[Figure scripts]
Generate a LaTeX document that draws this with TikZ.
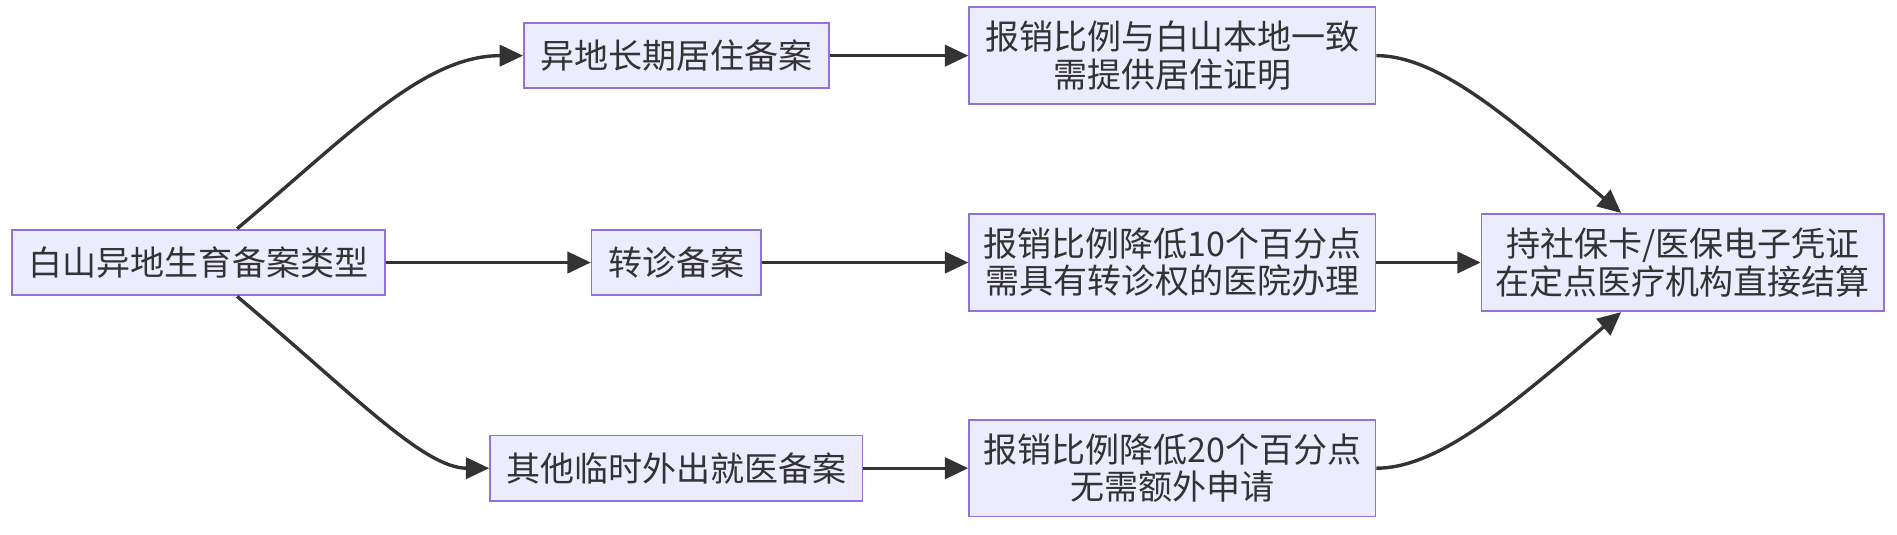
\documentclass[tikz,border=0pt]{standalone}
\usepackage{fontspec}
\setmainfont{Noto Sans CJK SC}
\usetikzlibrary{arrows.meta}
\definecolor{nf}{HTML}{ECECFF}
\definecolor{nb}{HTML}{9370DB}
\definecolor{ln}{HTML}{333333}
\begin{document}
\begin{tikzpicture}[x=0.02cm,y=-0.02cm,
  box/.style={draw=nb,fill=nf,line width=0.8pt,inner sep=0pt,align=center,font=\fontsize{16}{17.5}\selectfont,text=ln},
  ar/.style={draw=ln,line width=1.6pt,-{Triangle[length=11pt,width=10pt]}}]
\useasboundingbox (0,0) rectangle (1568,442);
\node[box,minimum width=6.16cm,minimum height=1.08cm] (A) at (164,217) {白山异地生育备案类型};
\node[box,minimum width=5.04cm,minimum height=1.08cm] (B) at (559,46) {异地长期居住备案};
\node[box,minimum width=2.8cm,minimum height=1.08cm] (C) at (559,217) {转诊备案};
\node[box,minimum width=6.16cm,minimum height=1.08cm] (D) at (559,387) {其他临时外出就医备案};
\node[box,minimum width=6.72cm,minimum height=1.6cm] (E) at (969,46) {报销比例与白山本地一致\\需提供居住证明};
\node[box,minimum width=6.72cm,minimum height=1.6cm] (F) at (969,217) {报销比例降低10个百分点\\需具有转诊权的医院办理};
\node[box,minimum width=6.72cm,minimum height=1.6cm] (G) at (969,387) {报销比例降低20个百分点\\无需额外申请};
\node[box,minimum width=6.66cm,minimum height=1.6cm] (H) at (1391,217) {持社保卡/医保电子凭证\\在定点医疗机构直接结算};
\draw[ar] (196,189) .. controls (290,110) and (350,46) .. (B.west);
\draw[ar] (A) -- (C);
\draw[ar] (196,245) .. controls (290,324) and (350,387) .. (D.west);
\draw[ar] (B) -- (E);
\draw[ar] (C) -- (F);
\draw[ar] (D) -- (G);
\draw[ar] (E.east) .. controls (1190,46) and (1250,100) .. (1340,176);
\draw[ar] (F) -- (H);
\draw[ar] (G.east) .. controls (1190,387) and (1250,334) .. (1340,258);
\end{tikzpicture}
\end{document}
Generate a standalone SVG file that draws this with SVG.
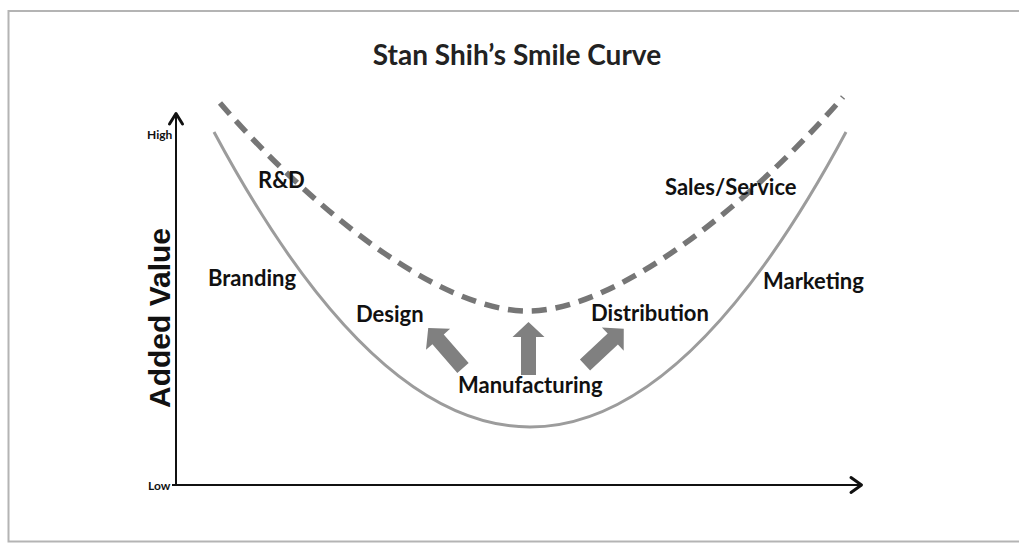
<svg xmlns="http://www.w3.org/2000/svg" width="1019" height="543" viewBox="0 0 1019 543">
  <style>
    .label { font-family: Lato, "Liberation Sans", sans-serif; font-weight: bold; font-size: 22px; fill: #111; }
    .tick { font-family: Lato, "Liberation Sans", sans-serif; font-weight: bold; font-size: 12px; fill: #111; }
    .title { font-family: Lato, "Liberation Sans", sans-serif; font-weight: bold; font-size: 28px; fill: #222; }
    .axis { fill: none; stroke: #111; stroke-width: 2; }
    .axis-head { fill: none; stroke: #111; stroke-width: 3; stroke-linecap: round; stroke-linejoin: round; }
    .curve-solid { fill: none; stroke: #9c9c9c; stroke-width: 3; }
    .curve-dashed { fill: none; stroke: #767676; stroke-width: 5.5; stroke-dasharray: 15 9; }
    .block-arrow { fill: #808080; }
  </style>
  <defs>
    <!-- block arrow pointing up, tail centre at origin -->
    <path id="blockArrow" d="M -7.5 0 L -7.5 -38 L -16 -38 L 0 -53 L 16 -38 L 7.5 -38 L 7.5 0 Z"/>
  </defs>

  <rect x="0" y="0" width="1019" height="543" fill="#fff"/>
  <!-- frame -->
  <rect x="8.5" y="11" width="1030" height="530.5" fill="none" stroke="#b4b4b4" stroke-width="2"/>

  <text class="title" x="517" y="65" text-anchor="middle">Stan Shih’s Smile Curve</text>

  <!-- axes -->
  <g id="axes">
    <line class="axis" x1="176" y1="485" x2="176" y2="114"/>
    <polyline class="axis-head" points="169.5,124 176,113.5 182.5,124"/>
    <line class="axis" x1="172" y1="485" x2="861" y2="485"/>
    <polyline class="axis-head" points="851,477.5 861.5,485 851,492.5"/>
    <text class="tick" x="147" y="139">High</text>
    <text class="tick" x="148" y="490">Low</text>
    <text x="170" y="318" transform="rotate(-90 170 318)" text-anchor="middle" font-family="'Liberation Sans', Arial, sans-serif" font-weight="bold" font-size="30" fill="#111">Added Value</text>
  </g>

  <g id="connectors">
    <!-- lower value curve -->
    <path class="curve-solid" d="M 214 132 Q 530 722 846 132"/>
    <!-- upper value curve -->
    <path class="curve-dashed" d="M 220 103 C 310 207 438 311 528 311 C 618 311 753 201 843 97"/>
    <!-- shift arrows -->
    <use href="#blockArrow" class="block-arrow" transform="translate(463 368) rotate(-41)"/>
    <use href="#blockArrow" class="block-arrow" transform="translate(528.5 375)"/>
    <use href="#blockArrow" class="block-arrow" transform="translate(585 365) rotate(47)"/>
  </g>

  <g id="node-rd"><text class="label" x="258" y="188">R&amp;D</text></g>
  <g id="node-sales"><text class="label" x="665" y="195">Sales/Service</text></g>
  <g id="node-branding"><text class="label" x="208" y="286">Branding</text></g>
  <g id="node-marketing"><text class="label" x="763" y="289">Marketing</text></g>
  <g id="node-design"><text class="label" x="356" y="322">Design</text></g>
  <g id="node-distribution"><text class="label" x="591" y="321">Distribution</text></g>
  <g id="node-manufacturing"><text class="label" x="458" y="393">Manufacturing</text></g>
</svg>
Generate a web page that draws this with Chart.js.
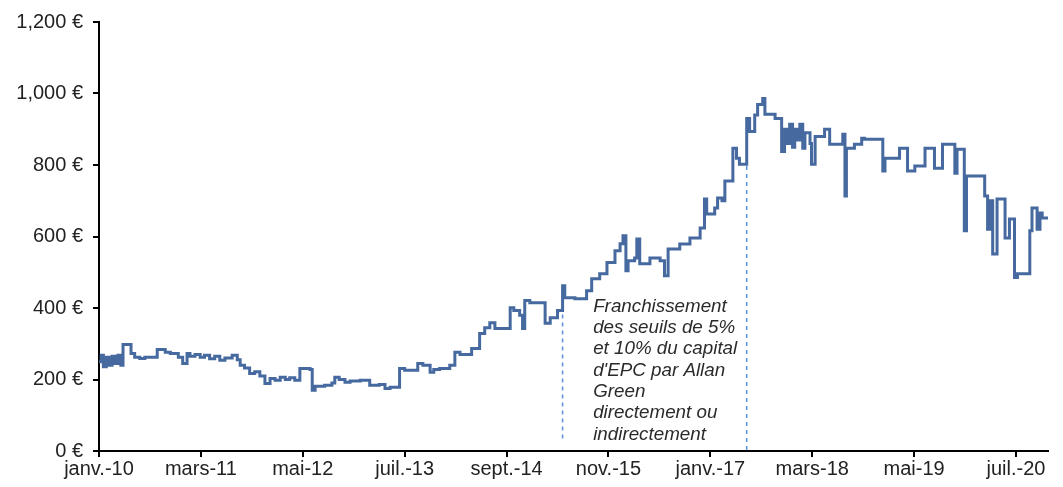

Requirements => Restate the records word for word, omitting images.

Answer to this problem =>
Generate a LaTeX document that draws this with TikZ.
\documentclass[tikz,border=0pt]{standalone}
\usepackage{fontspec}
\setmainfont{Noto Sans CJK SC}
\usetikzlibrary{arrows.meta}
\definecolor{nf}{HTML}{ECECFF}
\definecolor{nb}{HTML}{9370DB}
\definecolor{ln}{HTML}{333333}
\begin{document}
\begin{tikzpicture}[x=0.02cm,y=-0.02cm,
  box/.style={draw=nb,fill=nf,line width=0.8pt,inner sep=0pt,align=center,font=\fontsize{16}{17.5}\selectfont,text=ln},
  ar/.style={draw=ln,line width=1.6pt,-{Triangle[length=11pt,width=10pt]}}]
\useasboundingbox (0,0) rectangle (1568,442);
\node[box,minimum width=6.16cm,minimum height=1.08cm] (A) at (164,217) {白山异地生育备案类型};
\node[box,minimum width=5.04cm,minimum height=1.08cm] (B) at (559,46) {异地长期居住备案};
\node[box,minimum width=2.8cm,minimum height=1.08cm] (C) at (559,217) {转诊备案};
\node[box,minimum width=6.16cm,minimum height=1.08cm] (D) at (559,387) {其他临时外出就医备案};
\node[box,minimum width=6.72cm,minimum height=1.6cm] (E) at (969,46) {报销比例与白山本地一致\\需提供居住证明};
\node[box,minimum width=6.72cm,minimum height=1.6cm] (F) at (969,217) {报销比例降低10个百分点\\需具有转诊权的医院办理};
\node[box,minimum width=6.72cm,minimum height=1.6cm] (G) at (969,387) {报销比例降低20个百分点\\无需额外申请};
\node[box,minimum width=6.66cm,minimum height=1.6cm] (H) at (1391,217) {持社保卡/医保电子凭证\\在定点医疗机构直接结算};
\draw[ar] (196,189) .. controls (290,110) and (350,46) .. (B.west);
\draw[ar] (A) -- (C);
\draw[ar] (196,245) .. controls (290,324) and (350,387) .. (D.west);
\draw[ar] (B) -- (E);
\draw[ar] (C) -- (F);
\draw[ar] (D) -- (G);
\draw[ar] (E.east) .. controls (1190,46) and (1250,100) .. (1340,176);
\draw[ar] (F) -- (H);
\draw[ar] (G.east) .. controls (1190,387) and (1250,334) .. (1340,258);
\end{tikzpicture}
\end{document}
Generate a standalone SVG file that draws this with SVG.
<svg xmlns="http://www.w3.org/2000/svg" width="1019" height="543" viewBox="0 0 1019 543">
  <style>
    .label { font-family: Lato, "Liberation Sans", sans-serif; font-weight: bold; font-size: 22px; fill: #111; }
    .tick { font-family: Lato, "Liberation Sans", sans-serif; font-weight: bold; font-size: 12px; fill: #111; }
    .title { font-family: Lato, "Liberation Sans", sans-serif; font-weight: bold; font-size: 28px; fill: #222; }
    .axis { fill: none; stroke: #111; stroke-width: 2; }
    .axis-head { fill: none; stroke: #111; stroke-width: 3; stroke-linecap: round; stroke-linejoin: round; }
    .curve-solid { fill: none; stroke: #9c9c9c; stroke-width: 3; }
    .curve-dashed { fill: none; stroke: #767676; stroke-width: 5.5; stroke-dasharray: 15 9; }
    .block-arrow { fill: #808080; }
  </style>
  <defs>
    <!-- block arrow pointing up, tail centre at origin -->
    <path id="blockArrow" d="M -7.5 0 L -7.5 -38 L -16 -38 L 0 -53 L 16 -38 L 7.5 -38 L 7.5 0 Z"/>
  </defs>

  <rect x="0" y="0" width="1019" height="543" fill="#fff"/>
  <!-- frame -->
  <rect x="8.5" y="11" width="1030" height="530.5" fill="none" stroke="#b4b4b4" stroke-width="2"/>

  <text class="title" x="517" y="65" text-anchor="middle">Stan Shih’s Smile Curve</text>

  <!-- axes -->
  <g id="axes">
    <line class="axis" x1="176" y1="485" x2="176" y2="114"/>
    <polyline class="axis-head" points="169.5,124 176,113.5 182.5,124"/>
    <line class="axis" x1="172" y1="485" x2="861" y2="485"/>
    <polyline class="axis-head" points="851,477.5 861.5,485 851,492.5"/>
    <text class="tick" x="147" y="139">High</text>
    <text class="tick" x="148" y="490">Low</text>
    <text x="170" y="318" transform="rotate(-90 170 318)" text-anchor="middle" font-family="'Liberation Sans', Arial, sans-serif" font-weight="bold" font-size="30" fill="#111">Added Value</text>
  </g>

  <g id="connectors">
    <!-- lower value curve -->
    <path class="curve-solid" d="M 214 132 Q 530 722 846 132"/>
    <!-- upper value curve -->
    <path class="curve-dashed" d="M 220 103 C 310 207 438 311 528 311 C 618 311 753 201 843 97"/>
    <!-- shift arrows -->
    <use href="#blockArrow" class="block-arrow" transform="translate(463 368) rotate(-41)"/>
    <use href="#blockArrow" class="block-arrow" transform="translate(528.5 375)"/>
    <use href="#blockArrow" class="block-arrow" transform="translate(585 365) rotate(47)"/>
  </g>

  <g id="node-rd"><text class="label" x="258" y="188">R&amp;D</text></g>
  <g id="node-sales"><text class="label" x="665" y="195">Sales/Service</text></g>
  <g id="node-branding"><text class="label" x="208" y="286">Branding</text></g>
  <g id="node-marketing"><text class="label" x="763" y="289">Marketing</text></g>
  <g id="node-design"><text class="label" x="356" y="322">Design</text></g>
  <g id="node-distribution"><text class="label" x="591" y="321">Distribution</text></g>
  <g id="node-manufacturing"><text class="label" x="458" y="393">Manufacturing</text></g>
</svg>
Generate a web page that draws this with Chart.js.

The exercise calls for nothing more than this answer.